• _Directions for this task_
Print the first line of the material below and each line after it, exactly as written, ending with the line that contains "const xTitle = 'Induction period';".

• _Supplied data_

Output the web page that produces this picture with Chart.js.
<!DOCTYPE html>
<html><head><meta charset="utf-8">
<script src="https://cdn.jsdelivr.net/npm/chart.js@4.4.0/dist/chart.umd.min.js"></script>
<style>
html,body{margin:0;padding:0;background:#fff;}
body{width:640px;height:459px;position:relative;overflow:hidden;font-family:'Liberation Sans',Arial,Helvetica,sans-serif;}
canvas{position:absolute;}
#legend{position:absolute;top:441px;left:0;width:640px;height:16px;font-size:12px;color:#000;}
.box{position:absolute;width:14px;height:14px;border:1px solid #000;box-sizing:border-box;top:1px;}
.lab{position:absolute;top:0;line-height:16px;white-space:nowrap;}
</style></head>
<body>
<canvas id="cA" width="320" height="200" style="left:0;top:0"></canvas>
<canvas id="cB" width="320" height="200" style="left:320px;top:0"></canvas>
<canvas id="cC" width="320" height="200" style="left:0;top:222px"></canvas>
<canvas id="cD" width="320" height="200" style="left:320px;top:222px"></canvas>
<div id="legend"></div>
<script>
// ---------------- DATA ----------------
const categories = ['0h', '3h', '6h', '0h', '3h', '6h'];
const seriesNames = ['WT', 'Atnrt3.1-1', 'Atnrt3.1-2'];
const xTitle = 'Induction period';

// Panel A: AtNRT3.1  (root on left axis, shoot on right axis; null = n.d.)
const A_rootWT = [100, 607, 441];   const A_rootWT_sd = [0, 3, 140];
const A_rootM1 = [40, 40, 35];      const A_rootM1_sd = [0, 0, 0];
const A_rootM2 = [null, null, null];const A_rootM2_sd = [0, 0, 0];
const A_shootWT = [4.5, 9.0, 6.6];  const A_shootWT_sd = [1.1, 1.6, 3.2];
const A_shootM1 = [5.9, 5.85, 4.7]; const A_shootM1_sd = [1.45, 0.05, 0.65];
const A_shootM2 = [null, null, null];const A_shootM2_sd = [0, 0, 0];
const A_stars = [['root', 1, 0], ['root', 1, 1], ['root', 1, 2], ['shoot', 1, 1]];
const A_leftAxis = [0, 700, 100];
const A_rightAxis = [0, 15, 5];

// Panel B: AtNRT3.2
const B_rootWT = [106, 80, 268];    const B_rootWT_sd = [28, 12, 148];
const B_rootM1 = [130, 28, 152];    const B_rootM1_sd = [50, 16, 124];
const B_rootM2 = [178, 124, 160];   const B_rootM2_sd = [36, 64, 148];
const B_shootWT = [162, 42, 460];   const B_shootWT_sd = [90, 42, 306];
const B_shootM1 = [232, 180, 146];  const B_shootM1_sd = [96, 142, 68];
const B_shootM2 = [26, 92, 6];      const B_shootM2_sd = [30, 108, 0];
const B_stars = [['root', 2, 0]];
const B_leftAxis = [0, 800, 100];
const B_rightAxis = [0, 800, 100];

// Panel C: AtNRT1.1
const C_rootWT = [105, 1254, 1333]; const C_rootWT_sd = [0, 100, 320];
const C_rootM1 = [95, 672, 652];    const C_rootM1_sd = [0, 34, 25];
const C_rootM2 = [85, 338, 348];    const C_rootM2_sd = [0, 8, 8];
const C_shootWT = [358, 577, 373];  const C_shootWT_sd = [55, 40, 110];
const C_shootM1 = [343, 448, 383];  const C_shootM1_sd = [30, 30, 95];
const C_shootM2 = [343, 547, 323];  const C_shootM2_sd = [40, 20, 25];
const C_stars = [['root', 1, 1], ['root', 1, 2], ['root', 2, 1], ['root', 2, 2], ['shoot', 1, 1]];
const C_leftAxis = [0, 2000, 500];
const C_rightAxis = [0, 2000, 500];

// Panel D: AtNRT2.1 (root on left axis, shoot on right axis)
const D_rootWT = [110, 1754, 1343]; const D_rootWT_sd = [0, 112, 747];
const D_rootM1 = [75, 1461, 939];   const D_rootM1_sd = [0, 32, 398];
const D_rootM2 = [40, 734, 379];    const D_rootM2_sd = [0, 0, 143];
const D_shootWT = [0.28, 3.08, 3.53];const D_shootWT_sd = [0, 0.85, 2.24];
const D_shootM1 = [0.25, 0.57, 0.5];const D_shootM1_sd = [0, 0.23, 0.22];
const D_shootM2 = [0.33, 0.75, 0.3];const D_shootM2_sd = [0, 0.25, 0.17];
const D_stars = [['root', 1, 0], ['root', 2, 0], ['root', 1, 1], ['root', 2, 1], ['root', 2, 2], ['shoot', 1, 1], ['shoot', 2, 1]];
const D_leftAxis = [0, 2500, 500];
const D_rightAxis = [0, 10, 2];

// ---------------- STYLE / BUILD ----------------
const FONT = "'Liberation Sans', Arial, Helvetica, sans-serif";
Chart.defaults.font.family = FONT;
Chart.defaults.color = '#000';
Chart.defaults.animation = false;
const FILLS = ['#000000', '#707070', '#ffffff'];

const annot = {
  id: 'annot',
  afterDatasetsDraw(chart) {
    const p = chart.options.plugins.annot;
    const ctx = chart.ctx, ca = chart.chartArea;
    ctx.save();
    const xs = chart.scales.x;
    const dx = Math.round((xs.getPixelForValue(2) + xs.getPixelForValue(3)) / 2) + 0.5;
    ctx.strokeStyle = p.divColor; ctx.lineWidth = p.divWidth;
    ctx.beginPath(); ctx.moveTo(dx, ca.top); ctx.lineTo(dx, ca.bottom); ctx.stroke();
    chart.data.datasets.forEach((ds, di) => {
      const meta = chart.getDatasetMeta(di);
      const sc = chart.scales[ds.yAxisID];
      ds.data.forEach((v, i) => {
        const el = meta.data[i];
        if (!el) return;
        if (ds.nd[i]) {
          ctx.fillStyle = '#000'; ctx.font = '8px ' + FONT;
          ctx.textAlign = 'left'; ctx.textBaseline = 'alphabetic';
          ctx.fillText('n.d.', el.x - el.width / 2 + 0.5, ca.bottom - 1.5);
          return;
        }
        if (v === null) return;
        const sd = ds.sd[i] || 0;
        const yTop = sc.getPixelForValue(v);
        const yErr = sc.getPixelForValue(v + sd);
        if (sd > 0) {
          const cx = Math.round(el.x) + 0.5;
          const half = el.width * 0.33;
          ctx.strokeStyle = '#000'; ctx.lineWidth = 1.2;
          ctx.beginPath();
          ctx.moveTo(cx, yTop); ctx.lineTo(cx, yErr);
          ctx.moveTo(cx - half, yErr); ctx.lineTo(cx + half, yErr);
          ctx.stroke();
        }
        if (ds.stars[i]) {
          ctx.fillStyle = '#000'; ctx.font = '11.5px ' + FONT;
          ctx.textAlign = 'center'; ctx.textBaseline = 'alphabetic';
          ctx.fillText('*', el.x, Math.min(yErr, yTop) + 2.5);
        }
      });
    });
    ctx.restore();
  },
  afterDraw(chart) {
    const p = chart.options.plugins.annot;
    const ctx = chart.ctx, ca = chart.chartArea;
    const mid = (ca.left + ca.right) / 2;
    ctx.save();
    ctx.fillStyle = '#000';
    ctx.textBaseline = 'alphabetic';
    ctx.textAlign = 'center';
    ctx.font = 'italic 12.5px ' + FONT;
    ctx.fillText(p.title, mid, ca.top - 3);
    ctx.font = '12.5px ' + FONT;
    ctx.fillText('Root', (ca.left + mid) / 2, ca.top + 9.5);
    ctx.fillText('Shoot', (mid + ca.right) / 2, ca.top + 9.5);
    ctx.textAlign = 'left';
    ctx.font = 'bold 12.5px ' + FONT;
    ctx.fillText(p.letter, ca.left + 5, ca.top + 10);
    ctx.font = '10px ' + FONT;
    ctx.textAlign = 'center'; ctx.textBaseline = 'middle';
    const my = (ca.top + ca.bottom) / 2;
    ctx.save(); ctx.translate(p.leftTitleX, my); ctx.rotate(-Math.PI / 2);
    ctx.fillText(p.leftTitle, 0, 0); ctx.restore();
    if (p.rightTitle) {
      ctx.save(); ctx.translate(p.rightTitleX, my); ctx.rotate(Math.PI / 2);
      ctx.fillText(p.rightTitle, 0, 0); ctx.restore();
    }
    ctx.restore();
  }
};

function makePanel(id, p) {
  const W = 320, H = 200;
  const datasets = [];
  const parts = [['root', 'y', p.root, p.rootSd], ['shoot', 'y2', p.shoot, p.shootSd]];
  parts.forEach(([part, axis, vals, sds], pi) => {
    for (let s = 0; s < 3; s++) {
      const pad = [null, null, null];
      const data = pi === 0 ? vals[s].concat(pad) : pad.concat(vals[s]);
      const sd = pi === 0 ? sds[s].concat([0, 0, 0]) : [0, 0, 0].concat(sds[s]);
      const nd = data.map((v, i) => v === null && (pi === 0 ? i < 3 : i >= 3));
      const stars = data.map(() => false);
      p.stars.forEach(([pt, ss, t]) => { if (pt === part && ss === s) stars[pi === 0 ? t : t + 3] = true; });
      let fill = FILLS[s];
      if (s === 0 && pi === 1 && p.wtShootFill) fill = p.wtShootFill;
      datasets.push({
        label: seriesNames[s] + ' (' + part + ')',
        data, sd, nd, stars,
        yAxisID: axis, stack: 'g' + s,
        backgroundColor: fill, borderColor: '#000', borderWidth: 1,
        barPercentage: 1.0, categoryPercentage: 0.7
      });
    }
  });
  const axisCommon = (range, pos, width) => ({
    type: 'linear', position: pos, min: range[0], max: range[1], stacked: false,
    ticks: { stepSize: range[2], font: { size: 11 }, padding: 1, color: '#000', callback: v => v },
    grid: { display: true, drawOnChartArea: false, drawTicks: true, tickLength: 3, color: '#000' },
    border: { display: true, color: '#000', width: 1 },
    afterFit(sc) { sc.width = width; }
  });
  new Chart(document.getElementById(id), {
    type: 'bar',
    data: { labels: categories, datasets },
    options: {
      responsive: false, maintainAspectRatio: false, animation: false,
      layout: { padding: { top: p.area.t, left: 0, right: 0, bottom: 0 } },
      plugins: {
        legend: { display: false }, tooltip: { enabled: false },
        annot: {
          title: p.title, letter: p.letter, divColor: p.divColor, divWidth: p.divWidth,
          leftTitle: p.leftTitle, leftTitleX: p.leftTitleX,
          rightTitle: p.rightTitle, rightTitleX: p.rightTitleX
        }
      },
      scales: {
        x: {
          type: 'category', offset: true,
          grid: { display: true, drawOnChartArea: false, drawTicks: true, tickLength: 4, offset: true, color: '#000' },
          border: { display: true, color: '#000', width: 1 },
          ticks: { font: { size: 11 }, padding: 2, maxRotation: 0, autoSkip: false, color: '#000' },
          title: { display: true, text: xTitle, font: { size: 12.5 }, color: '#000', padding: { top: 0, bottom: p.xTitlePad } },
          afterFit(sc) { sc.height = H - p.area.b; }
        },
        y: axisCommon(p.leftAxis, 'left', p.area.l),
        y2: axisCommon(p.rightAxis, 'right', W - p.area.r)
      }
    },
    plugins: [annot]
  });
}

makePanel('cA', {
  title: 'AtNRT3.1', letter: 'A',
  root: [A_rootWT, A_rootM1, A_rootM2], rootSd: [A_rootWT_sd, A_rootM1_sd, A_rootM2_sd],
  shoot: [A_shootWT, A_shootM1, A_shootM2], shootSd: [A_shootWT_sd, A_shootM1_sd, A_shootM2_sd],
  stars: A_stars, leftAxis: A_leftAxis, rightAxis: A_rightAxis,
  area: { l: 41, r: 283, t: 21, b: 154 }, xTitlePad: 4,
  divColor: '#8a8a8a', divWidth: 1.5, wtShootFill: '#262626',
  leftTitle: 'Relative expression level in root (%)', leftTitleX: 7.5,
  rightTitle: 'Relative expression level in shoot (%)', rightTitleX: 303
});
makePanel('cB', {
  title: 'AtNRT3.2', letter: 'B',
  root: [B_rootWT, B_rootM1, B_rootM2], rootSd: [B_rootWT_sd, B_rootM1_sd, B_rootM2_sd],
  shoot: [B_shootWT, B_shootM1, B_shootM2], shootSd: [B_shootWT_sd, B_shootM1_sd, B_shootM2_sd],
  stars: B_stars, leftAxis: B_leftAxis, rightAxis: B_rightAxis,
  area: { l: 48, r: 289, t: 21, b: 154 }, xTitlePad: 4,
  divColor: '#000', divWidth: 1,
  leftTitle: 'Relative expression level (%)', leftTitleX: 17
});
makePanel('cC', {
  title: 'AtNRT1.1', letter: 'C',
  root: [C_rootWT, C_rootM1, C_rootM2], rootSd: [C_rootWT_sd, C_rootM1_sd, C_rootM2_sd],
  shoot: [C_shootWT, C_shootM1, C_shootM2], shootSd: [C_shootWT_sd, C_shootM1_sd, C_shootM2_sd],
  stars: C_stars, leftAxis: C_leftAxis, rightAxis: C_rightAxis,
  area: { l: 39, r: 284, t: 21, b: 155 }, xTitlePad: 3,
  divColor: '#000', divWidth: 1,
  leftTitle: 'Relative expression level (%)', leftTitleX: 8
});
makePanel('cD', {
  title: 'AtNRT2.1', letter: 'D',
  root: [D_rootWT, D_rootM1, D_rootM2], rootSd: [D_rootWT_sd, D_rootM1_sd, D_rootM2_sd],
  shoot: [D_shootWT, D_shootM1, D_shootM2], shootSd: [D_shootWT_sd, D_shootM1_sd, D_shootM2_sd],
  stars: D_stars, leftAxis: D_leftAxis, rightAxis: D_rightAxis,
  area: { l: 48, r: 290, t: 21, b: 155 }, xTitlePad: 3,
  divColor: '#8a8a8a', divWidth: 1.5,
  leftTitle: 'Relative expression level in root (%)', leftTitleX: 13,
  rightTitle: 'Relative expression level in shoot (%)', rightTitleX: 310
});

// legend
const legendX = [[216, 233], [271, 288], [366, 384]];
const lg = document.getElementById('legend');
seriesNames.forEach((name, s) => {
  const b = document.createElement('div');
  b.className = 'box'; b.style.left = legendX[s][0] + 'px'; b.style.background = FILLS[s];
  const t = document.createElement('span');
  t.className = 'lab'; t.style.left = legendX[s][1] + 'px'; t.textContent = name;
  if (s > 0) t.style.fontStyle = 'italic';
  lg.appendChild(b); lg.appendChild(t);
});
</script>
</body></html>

• _Result_
Output the web page that produces this picture with Chart.js.
<!DOCTYPE html>
<html><head><meta charset="utf-8">
<script src="https://cdn.jsdelivr.net/npm/chart.js@4.4.0/dist/chart.umd.min.js"></script>
<style>
html,body{margin:0;padding:0;background:#fff;}
body{width:640px;height:459px;position:relative;overflow:hidden;font-family:'Liberation Sans',Arial,Helvetica,sans-serif;}
canvas{position:absolute;}
#legend{position:absolute;top:441px;left:0;width:640px;height:16px;font-size:12px;color:#000;}
.box{position:absolute;width:14px;height:14px;border:1px solid #000;box-sizing:border-box;top:1px;}
.lab{position:absolute;top:0;line-height:16px;white-space:nowrap;}
</style></head>
<body>
<canvas id="cA" width="320" height="200" style="left:0;top:0"></canvas>
<canvas id="cB" width="320" height="200" style="left:320px;top:0"></canvas>
<canvas id="cC" width="320" height="200" style="left:0;top:222px"></canvas>
<canvas id="cD" width="320" height="200" style="left:320px;top:222px"></canvas>
<div id="legend"></div>
<script>
// ---------------- DATA ----------------
const categories = ['0h', '3h', '6h', '0h', '3h', '6h'];
const seriesNames = ['WT', 'Atnrt3.1-1', 'Atnrt3.1-2'];
const xTitle = 'Induction period';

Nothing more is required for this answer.